To kick things off (ugh, I can’t possibly get away with that), I’ve provided some quick and hopefully useful stat tables for the overall season numbers for goalkeepers. I’m only looking at goalkeepers who played 1080 minutes or more (12 games) so we have a reasonable sample size for each goalkeeper. I’ll get to some potential visualizations later, but for now these stats are simple enough that ordered lists are a clear enough way to see some performance metrics. I’m actively choosing not to go the bar graph route; I think they’re terrible for three or more variables.
This would also be a good time to mention the “P90” measures. Since not all players have played the same minutes, it makes sense to normalize their actions to their time played. Instead of per minute (as in saves per minute or distributions per minute) I think it makes sense to do this on a per 90 minute basis. Ted Knutson (among others) have done this over at Statsbomb (which, if anything I’m talking about is interesting to you, you have to check out).

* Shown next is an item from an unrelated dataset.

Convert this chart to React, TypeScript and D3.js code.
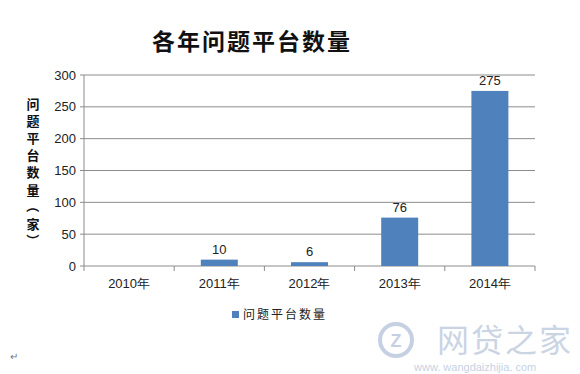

The simplest way of measuring keeper performance is just to rate them on save percentage (number of shots saved out of number of conceded shots on target). The dataset is also kind enough to us in that they provide short range saves/shots conceded and long range saves/shots conceded. This starts to drill down a bit more into the qualities of the goalkeeper. This is especially true of short range. For long range shots in the Premier League it should take a true screamer to beat a goalkeeper, so these numbers should all be at or near 100%, and are likely more reflective of the number of long-range blinders the team conceded than the keeper’s performance.

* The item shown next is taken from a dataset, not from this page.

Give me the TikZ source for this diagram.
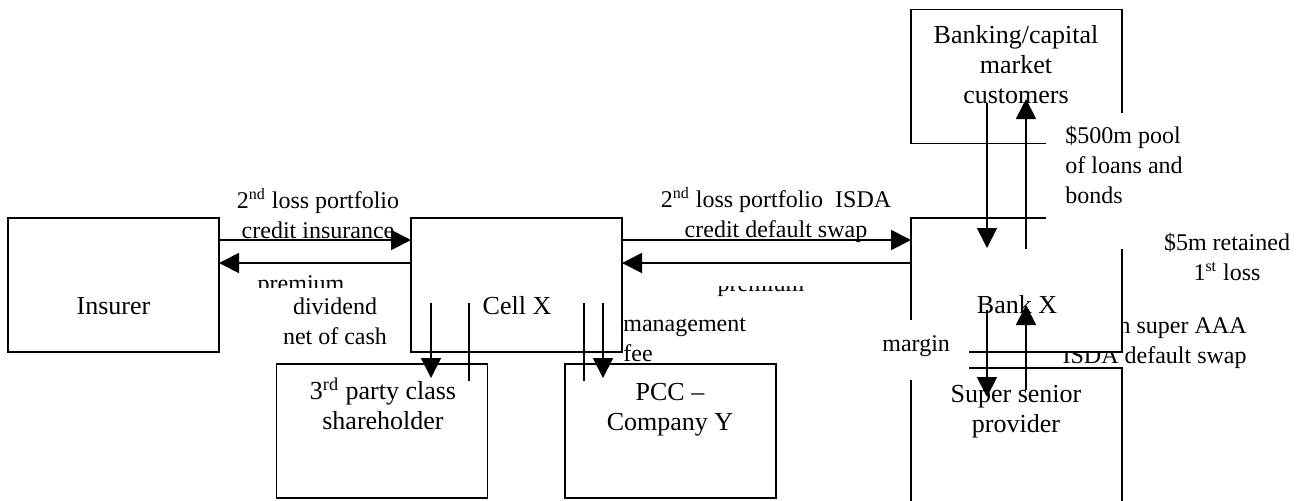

From the looks of it, de Gea is a top shot-stopper. I’ll discuss him a bit with regard to crosses as well.
Szczesny was apparently not very good for Arsenal this season. All three save percentages (all, long-range, and short-range) are near bottom. Granted, these numbers don’t tell the whole story. Maybe Szczesny was seeing an abnormally high number of quality, well-placed shots at all ranges. A bit of foreshadowing here: we’ll need to look at team defensive performance and shots data to get a better feel for this.
You also see the performance of Mignolet and Begovic starting to stand out. Both were with bottom half of the table teams and were likely facing many more decent chances than a Hart or a De Gea. Of course, Mignolet is now Liverpool’s starter and Belgium’s number two, and Begovic (despite a howler or two and a current injury) is highly touted.
As in all of these top level stats, the distribution numbers are confounded as well. I think team tactics has a pretty big role to play here. For a possession team, a goalkeeper is going to be picking out short balls and throws and trying to keep his numbers up. Other more direct or counter-attacking sides will want a goalkeeper to quickly get long balls down the field or to the flanks, possibly with lesser rates of success.
I definitely want to do some more work on distribution. You won’t get through a televised broadcast of a Premier League match without a former (field) player (probably Eric I-Need-Salsa-For-The-Big-Ass-Chip-On-My-God-Damn-Shoulder Wynalda or Robbie Mustoe) decrying the need for the modern goalkeeper to be comfortable on the ball - to assist a team in maintaining possession, meaning make simple passes to nearby defenders while under pressure. Besides just these distribution numbers (which are for distibution after a keeper catches), passing numbers should play a heavy role in determining the ability of a goalkeeper.
De Gea and Reina quite clearly prefer punching or not challenging for the ball at all to catching. De Gea got quite a bit of flack in this, his first season in the Premier League. From a goalkeeper’s prospective, I’d be flaky as all get out on crosses if I started in the Premier League at 23 (granted he was a product of the Atletico Madrid youth academy and was first choice for the first team for about a season and a half there). It’s much easier to build confidence on shot-stopping (especially when you are as good and as agile as de Gea) but it’s hard to duplicate high pressure, game-like cross scenarios in training.
What these numbers don’t tell you is whether a punch was successful in clearing the ball out of danger or not. (For that we’d need to dig pretty deeply into X-Y coordinate data from another dataset.) Obviously if a keeper punches but the ball slips out to an opposing player for a shot, the keeper hasn’t really effectively dealt with the cross.
All else being equal, I can’t imagine Liverpool and Manchester United were allowing any more dangerous crosses into their box than any other team (which might lead to more punches from the keeper), so I think it’s generally a bad thing that both of these keepers were preferring to punch so often. Of course it was De Gea’s first season at United, and Reina is no longer with Liverpool, so I guess there you have it.
Anyways, hope some of these numbers are fun or useful to you. I’m definitely having fun digging into this dataset.